* Task to complete
Show every line where "that" occurs.

════════

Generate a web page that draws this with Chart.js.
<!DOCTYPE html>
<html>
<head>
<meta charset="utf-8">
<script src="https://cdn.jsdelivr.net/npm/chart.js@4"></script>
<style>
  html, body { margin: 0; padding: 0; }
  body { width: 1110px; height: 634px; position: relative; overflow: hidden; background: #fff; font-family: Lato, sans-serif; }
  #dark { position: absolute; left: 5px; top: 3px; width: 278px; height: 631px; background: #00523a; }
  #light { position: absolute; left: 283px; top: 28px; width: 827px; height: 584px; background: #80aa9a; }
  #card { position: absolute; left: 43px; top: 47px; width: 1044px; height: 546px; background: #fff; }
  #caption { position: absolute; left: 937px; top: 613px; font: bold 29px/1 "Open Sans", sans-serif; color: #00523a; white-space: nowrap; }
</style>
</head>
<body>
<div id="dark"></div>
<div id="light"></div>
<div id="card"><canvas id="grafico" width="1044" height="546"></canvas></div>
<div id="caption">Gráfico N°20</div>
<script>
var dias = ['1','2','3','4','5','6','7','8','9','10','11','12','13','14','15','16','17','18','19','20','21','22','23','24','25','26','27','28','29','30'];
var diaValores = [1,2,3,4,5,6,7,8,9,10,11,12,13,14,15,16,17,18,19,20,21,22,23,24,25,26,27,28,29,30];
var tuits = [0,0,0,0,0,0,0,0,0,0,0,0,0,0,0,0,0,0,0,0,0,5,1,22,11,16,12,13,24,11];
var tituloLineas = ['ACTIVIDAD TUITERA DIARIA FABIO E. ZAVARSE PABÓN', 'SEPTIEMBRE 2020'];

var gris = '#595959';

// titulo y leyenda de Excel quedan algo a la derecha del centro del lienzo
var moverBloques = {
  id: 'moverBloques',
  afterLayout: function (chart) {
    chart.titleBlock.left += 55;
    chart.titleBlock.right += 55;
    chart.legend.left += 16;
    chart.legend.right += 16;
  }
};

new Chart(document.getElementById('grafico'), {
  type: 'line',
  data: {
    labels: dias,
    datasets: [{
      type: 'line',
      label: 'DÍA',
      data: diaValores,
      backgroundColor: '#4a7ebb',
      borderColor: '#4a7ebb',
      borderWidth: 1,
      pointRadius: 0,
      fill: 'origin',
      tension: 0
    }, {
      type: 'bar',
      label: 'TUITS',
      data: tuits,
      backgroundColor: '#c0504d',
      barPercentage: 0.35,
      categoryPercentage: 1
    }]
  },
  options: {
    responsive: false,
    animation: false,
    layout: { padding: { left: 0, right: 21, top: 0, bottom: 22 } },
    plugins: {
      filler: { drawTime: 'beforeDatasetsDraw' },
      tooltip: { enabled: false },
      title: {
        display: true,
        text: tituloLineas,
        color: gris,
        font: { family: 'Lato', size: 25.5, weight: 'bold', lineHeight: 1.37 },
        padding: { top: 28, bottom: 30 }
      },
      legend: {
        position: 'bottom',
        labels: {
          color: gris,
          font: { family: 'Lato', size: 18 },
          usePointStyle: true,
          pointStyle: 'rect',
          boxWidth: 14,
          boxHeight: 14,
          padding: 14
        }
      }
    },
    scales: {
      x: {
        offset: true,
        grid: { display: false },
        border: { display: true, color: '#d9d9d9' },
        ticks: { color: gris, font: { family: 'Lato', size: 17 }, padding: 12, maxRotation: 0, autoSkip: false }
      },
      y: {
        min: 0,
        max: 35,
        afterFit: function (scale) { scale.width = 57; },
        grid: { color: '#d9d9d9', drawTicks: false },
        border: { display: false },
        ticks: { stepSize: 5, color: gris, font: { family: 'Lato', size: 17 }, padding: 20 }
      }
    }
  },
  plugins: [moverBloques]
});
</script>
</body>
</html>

════════

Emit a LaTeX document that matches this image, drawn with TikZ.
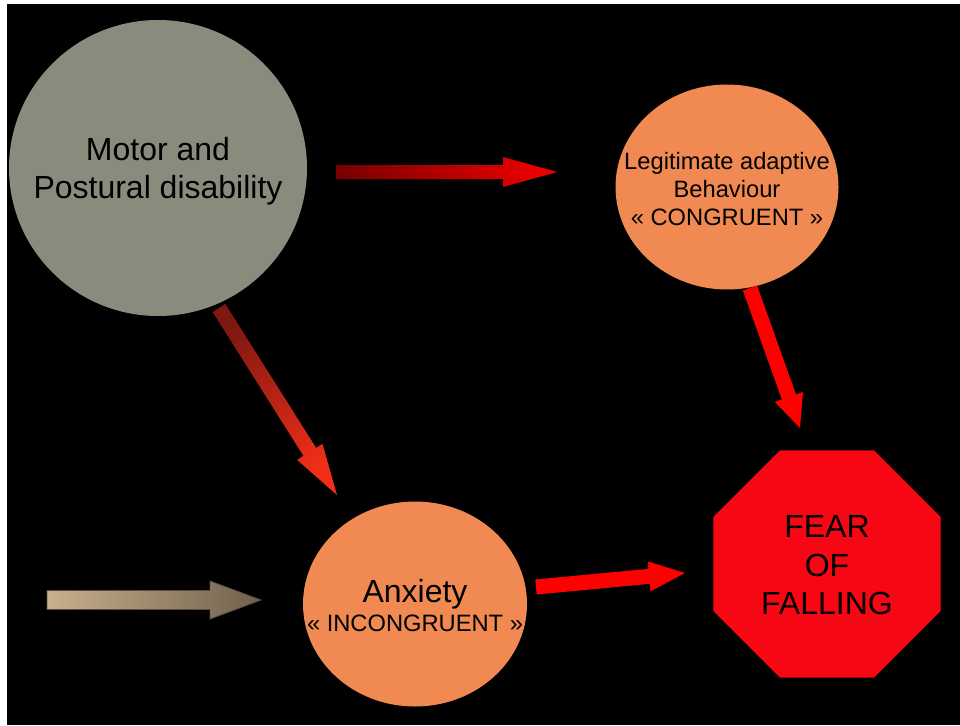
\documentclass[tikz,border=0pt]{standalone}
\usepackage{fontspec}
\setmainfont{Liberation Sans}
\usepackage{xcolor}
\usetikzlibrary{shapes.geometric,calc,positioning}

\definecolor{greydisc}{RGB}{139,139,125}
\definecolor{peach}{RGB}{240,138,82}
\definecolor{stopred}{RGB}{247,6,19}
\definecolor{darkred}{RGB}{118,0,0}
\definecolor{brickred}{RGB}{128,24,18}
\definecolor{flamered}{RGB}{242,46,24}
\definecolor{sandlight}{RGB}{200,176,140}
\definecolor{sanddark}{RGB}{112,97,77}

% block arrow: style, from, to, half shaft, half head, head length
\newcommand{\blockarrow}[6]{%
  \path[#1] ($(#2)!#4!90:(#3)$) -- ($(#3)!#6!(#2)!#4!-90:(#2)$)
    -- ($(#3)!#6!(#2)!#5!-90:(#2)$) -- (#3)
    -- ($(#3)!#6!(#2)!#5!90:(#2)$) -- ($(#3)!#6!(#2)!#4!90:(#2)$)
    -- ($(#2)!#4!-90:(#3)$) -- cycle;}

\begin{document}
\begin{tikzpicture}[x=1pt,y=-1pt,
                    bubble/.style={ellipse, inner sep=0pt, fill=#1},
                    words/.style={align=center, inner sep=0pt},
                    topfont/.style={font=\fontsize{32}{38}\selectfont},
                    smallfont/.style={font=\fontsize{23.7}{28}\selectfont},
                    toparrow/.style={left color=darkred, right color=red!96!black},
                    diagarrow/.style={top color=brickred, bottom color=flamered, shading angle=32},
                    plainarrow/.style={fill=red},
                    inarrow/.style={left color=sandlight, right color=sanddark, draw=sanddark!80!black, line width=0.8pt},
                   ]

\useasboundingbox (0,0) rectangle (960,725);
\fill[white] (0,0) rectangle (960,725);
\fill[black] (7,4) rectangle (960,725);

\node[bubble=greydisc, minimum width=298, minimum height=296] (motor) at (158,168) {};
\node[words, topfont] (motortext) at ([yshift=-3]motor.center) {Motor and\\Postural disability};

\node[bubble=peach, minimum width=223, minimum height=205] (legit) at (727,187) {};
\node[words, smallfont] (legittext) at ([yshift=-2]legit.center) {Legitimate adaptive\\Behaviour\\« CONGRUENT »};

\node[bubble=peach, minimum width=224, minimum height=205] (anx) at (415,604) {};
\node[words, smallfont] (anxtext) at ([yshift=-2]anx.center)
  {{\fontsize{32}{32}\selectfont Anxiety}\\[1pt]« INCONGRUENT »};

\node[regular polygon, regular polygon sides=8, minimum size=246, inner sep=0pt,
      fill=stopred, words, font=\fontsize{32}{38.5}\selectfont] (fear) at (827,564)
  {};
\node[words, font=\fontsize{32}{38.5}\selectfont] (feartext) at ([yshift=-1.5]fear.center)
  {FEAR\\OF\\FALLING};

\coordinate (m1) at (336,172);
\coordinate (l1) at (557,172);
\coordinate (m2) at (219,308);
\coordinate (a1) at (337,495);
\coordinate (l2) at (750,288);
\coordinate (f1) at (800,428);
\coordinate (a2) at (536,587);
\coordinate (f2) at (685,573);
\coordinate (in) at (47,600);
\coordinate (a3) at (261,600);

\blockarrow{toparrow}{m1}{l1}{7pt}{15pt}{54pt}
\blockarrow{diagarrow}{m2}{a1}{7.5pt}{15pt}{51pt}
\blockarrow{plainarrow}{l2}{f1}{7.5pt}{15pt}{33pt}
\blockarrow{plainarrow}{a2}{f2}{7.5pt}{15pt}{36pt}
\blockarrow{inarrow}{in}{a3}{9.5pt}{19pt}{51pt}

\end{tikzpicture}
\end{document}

════════

* Reply
Generate a web page that draws this with Chart.js.
Emit a LaTeX document that matches this image, drawn with TikZ.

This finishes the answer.